The task:
Begin with the first line of the material and copy each line word for word through the line that contains "(maletitle) at (22,32)"; the pictures are left out.

◇ ◇ ◇ ◇

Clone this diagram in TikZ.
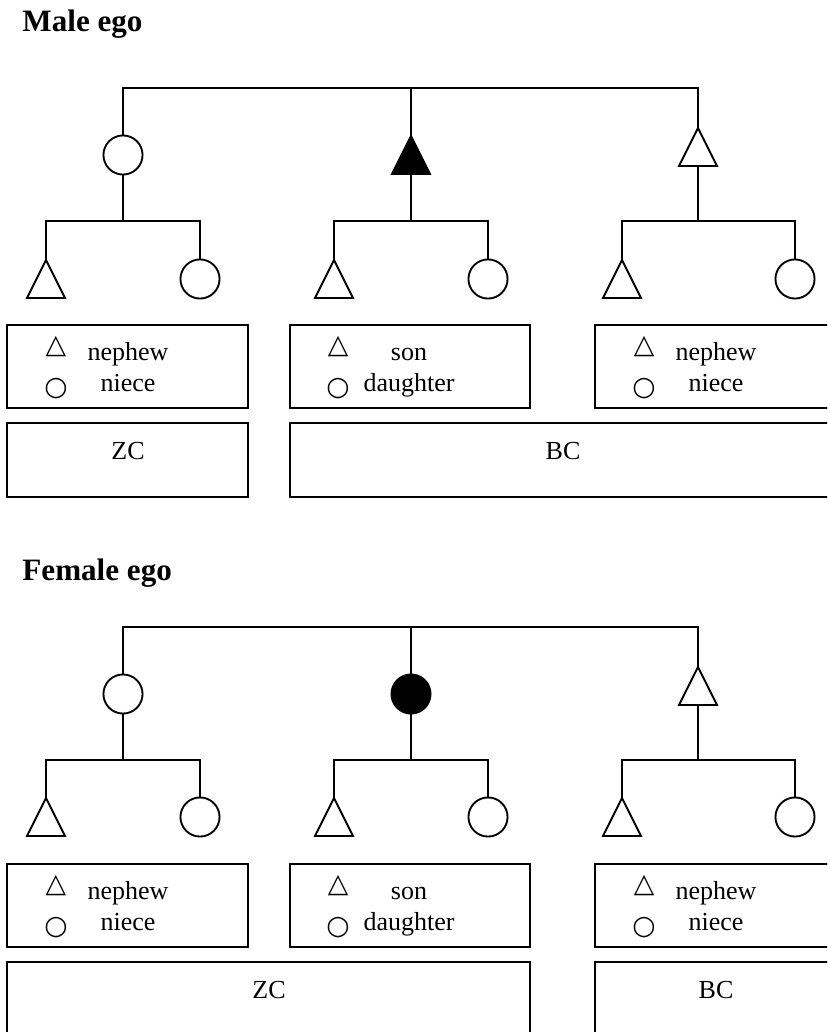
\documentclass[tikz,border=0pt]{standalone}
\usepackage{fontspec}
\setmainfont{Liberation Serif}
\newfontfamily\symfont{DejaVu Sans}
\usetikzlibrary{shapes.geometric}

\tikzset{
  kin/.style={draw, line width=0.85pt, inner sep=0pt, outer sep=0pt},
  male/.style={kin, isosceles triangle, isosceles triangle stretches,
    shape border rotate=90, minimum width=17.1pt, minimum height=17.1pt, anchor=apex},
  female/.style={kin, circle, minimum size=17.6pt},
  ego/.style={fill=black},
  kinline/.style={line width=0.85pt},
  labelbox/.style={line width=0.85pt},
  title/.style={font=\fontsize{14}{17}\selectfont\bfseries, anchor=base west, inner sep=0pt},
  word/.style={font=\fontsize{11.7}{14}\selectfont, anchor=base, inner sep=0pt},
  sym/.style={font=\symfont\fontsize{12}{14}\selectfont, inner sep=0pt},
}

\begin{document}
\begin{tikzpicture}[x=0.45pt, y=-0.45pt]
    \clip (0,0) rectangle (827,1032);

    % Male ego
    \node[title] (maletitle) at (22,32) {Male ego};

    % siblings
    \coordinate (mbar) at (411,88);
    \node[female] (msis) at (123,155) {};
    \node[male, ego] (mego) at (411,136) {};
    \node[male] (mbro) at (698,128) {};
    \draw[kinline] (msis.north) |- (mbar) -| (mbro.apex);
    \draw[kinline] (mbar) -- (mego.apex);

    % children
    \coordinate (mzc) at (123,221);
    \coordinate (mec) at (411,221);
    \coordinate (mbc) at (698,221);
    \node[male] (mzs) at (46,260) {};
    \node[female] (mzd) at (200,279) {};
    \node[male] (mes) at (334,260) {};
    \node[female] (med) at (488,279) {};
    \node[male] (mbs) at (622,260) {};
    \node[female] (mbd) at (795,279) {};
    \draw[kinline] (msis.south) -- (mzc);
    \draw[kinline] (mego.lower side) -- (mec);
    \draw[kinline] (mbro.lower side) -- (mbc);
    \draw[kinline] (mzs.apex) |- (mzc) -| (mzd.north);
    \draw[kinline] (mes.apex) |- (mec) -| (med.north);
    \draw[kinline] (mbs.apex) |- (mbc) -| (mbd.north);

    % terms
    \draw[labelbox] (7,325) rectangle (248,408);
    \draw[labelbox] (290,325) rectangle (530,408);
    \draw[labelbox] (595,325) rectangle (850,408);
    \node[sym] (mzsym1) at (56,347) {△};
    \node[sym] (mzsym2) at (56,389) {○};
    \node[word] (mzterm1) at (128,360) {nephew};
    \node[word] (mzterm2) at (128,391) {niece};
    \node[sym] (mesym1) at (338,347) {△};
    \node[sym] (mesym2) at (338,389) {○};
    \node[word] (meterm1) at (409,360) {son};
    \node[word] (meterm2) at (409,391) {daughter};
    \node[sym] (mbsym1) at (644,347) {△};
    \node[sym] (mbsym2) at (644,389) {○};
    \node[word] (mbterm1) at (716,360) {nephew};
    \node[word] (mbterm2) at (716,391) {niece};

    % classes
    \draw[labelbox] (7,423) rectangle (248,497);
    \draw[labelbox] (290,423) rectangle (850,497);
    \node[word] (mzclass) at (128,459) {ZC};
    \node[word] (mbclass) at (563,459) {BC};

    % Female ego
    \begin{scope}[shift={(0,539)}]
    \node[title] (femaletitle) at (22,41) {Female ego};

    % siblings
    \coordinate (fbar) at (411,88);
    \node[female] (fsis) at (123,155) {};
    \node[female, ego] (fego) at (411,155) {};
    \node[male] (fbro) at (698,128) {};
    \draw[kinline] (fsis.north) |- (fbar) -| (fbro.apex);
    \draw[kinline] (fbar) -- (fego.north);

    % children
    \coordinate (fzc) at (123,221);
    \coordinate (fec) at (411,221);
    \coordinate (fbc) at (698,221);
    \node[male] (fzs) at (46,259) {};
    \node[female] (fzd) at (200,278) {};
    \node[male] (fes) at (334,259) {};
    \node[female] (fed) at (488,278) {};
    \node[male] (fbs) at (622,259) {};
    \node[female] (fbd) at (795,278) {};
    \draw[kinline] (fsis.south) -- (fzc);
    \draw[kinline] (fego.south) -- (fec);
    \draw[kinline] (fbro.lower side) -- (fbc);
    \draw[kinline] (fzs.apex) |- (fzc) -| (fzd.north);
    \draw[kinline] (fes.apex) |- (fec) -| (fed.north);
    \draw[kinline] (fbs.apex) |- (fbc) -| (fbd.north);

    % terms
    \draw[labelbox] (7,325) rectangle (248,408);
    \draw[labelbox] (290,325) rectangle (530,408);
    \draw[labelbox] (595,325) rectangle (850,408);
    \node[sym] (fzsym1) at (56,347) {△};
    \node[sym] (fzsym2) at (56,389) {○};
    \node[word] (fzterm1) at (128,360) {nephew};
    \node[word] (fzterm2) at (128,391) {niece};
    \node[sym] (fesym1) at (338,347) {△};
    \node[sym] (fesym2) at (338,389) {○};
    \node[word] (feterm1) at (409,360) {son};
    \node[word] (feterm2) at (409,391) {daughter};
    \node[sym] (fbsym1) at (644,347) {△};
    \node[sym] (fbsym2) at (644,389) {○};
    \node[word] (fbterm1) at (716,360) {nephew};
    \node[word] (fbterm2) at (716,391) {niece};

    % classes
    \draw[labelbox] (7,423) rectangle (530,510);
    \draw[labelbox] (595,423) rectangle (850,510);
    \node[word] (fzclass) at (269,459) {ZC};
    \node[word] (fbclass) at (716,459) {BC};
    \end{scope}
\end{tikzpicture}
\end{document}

◇ ◇ ◇ ◇

Solution to this exercise:
Clone this diagram in TikZ.
\documentclass[tikz,border=0pt]{standalone}
\usepackage{fontspec}
\setmainfont{Liberation Serif}
\newfontfamily\symfont{DejaVu Sans}
\usetikzlibrary{shapes.geometric}

\tikzset{
  kin/.style={draw, line width=0.85pt, inner sep=0pt, outer sep=0pt},
  male/.style={kin, isosceles triangle, isosceles triangle stretches,
    shape border rotate=90, minimum width=17.1pt, minimum height=17.1pt, anchor=apex},
  female/.style={kin, circle, minimum size=17.6pt},
  ego/.style={fill=black},
  kinline/.style={line width=0.85pt},
  labelbox/.style={line width=0.85pt},
  title/.style={font=\fontsize{14}{17}\selectfont\bfseries, anchor=base west, inner sep=0pt},
  word/.style={font=\fontsize{11.7}{14}\selectfont, anchor=base, inner sep=0pt},
  sym/.style={font=\symfont\fontsize{12}{14}\selectfont, inner sep=0pt},
}

\begin{document}
\begin{tikzpicture}[x=0.45pt, y=-0.45pt]
    \clip (0,0) rectangle (827,1032);

    % Male ego
    \node[title] (maletitle) at (22,32) {Male ego};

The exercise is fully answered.